Since my paintings were the best among other students during my years in school, my art teacher sent my portfolio to the University of Rome, Italy, and I was accepted. When my teacher Vazgen Tutunjyan came to let my parents know about my acceptance, I got two different reactions: my father became happy but my mother became sad. Because I was young, millions of thoughts were crossing her mind in terms of letting me study abroad. During the same period of time, my brother was studying architecture in Armenia, so my parents asked him about opportunities to pursue painting there. They received a positive response and sent me to Armenia to continue my studies.
The students tried to give me friendly advice that the locals are not ‘good enough’ and that I shouldn’t communicate with them. I was living in a dormitory. I had no job so in order to work I went to my local friends’ studio where we always talked. They took such good care of me. It was truly exceptional. And those nonsense words (about locals) came to mean nothing in my life. I am still sad that people feel that way towards locals because it’s an unreasonable and dead wrong way of thinking.
Even if you know someone or something well enough to judge it, you still cannot generalize that judgment.
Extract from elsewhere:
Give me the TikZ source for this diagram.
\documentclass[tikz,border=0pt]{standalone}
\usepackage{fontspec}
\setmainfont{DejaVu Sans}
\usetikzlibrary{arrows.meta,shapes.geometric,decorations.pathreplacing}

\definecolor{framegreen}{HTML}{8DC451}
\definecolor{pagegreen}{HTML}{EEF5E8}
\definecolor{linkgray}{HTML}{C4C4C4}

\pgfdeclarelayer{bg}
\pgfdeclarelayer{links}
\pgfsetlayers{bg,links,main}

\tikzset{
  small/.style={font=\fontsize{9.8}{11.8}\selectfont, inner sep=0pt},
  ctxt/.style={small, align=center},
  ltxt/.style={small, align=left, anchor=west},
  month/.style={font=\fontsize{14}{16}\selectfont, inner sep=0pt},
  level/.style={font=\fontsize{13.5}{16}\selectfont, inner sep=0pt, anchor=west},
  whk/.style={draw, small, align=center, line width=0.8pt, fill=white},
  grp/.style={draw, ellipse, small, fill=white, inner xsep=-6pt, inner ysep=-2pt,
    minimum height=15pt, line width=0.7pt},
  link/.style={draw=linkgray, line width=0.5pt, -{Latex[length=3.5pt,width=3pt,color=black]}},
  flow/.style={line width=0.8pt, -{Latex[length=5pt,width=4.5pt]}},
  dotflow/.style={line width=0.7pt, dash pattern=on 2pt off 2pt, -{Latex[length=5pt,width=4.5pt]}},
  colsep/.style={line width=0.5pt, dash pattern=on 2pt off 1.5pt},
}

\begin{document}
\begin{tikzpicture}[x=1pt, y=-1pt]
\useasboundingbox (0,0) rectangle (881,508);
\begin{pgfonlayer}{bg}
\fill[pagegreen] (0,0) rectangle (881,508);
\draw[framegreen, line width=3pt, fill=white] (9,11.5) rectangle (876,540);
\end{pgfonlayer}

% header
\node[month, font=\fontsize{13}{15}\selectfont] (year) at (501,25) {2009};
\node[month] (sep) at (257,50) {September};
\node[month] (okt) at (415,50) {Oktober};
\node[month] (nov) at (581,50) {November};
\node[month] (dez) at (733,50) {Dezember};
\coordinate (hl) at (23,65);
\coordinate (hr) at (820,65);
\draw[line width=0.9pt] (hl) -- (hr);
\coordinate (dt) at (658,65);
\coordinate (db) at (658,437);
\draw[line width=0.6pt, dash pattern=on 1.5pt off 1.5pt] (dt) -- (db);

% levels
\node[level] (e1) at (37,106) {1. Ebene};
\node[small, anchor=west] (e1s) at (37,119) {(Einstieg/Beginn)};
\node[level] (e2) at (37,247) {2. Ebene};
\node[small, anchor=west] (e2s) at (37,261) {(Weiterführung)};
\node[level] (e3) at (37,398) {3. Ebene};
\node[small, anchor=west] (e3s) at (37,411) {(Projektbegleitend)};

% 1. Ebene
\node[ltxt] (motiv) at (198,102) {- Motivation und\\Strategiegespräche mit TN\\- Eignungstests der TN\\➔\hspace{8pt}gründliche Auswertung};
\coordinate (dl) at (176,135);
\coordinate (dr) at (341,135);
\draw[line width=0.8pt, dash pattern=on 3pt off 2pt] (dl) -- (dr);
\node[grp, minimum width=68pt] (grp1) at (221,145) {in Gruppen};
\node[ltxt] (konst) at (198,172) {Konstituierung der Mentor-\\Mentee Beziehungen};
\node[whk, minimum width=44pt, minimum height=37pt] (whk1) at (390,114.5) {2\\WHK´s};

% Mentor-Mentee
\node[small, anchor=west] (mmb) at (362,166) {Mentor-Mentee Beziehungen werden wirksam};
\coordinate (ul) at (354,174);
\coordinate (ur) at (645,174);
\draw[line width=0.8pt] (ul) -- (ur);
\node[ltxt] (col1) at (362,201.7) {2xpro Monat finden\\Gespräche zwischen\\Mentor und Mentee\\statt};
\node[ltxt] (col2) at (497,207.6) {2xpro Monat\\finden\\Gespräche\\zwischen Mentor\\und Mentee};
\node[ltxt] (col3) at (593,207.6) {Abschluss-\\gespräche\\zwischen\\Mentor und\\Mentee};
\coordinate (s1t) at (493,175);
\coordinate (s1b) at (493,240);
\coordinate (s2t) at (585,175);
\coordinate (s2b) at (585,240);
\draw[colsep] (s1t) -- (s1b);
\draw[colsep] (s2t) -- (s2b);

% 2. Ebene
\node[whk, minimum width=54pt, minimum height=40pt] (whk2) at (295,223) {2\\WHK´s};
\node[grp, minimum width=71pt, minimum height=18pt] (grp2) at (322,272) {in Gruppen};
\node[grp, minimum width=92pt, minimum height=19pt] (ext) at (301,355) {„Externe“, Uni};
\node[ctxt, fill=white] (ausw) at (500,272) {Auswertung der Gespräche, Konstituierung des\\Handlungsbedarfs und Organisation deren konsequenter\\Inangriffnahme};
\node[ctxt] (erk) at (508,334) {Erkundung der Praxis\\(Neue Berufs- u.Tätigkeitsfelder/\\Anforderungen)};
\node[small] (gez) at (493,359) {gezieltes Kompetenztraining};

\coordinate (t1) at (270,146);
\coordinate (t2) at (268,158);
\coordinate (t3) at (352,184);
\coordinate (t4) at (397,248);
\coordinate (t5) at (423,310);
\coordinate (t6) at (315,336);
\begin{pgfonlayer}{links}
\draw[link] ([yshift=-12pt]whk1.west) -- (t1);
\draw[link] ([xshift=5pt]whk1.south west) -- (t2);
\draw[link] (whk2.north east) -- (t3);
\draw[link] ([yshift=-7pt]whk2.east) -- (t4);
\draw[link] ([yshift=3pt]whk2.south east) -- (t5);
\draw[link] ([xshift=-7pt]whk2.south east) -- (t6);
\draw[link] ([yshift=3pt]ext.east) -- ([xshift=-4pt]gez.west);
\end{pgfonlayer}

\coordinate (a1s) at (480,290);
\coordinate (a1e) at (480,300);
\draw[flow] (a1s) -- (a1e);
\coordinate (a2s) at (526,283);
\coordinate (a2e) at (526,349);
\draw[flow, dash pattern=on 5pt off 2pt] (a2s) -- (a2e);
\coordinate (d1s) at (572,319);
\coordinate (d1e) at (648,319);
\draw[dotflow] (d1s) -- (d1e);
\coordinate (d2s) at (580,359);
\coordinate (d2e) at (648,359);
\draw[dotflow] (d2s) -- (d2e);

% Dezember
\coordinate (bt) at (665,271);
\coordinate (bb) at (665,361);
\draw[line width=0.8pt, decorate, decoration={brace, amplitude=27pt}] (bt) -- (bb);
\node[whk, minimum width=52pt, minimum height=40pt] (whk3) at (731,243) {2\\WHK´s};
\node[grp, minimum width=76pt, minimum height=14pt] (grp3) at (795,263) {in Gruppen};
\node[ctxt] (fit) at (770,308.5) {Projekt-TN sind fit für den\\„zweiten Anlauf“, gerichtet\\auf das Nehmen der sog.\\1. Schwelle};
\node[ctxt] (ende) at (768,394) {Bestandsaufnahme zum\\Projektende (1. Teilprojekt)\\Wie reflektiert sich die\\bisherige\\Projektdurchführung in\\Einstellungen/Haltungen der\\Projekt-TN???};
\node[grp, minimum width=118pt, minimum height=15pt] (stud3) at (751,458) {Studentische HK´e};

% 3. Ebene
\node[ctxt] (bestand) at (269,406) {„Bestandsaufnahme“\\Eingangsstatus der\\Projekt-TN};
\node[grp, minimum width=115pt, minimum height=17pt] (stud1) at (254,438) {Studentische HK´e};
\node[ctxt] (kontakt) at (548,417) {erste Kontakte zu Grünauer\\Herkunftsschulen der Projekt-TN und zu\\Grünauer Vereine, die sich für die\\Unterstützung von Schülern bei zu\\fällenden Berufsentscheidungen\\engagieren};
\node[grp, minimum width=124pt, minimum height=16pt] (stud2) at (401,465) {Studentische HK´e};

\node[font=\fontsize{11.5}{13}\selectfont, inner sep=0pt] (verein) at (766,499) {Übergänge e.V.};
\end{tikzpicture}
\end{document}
During my years of study at the university in Armenia, I would travel with friends to villages and when I was surrounded by nature, I more strongly felt that I belonged here. The more I spent time in nature, the more I got to know myself. Before I came here, it was like a piece of me was missing inside. I was lost and I couldn’t find myself.
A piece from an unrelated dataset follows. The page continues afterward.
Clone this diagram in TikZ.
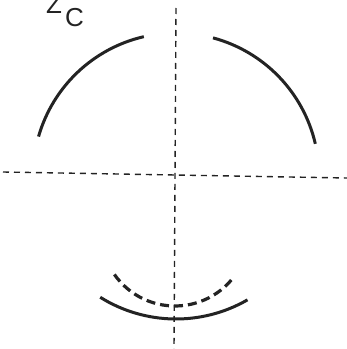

I got a job at Hye Films in the cartoon department. When I finished my studies in 1995, I went to Montreal and because I already had job experience at Hye Films, I received a job offer. I was working for months to earn enough money, and I intended to go right back home.
During that period I worked on a cartoon named ‘The old woman and pigeons”, by Silven Shomei, which was very interesting, famous, and won prizes.
At the same time, I went to many exhibitions especially in the U.S., including New York and Boston, but also in Montreal and other cities as well. I lived in Holland for six months. I got an invitation to hold my personal exhibition in London and I ended up staying in Europe for two years. Those two years had a huge impact on my life and led me to engage in research to gain a better understanding of European Art.
Currently, I work in the Naregatsi Art Institute as a visual art director. I am in charge of exhibitions and I also work on designing the covers of interesting books, CDs, and DVDs.
It was much easier for me to find a job in the cartoon world. But now, the cartoon world, the thinking pattern cartoons, and everything related to it have changed. They are created by computer programs, which are lacking in soul. It is no longer interesting to work in the cartoon world. But now that I work in the Narekatsi Art Institute, I can utilize my knowledge and experience both as a painter and as a cartoon producer, so I feel great working here.
I don’t like to be involved in only a specific field of art. Some of my thoughts can only be expressed in a certain way through certain kinds of paintings.
I challenge the fact that everyone is leaving their motherland without knowing where they are headed to. Almost everywhere, problems are the same.
I am so lucky to have such good friends here, whom I love very much. We have different ways of thinking but the honesty strengthens our friendship. We listen to music, discuss a piece of art we are working on, and we feel free to share opinions. The opening of every single exhibition is like a celebration for us because you see the people that you didn’t get the chance to see after graduation and it seems like no one has changed even a bit. Everyone is the same.
Everywhere has its own color, but in Armenia, sunlight prevails over the other colors, even in the night sky. It seems like the golden rays of the sun penetrate everything.
During my school years, there were strange stereotypes about Armenians that I didn’t like at all. When I came here, I realized that some of them are nonsense and just the opposite. Local Armenians are free thinkers and they have much to share and discuss. There are many people who are involved in art, which was one of the reasons that I realized this country is mine. I felt so close to those things.
We’re lucky because it seems that many parts of our universe are reflected in Armenia. There are places that make you feel as though you’re in Sweden and other places that look like Italy. The nature of Armenia varies from place to place and in terms of this nature, Armenia is really interesting. I feel good here and it is beyond words to describe the reason.”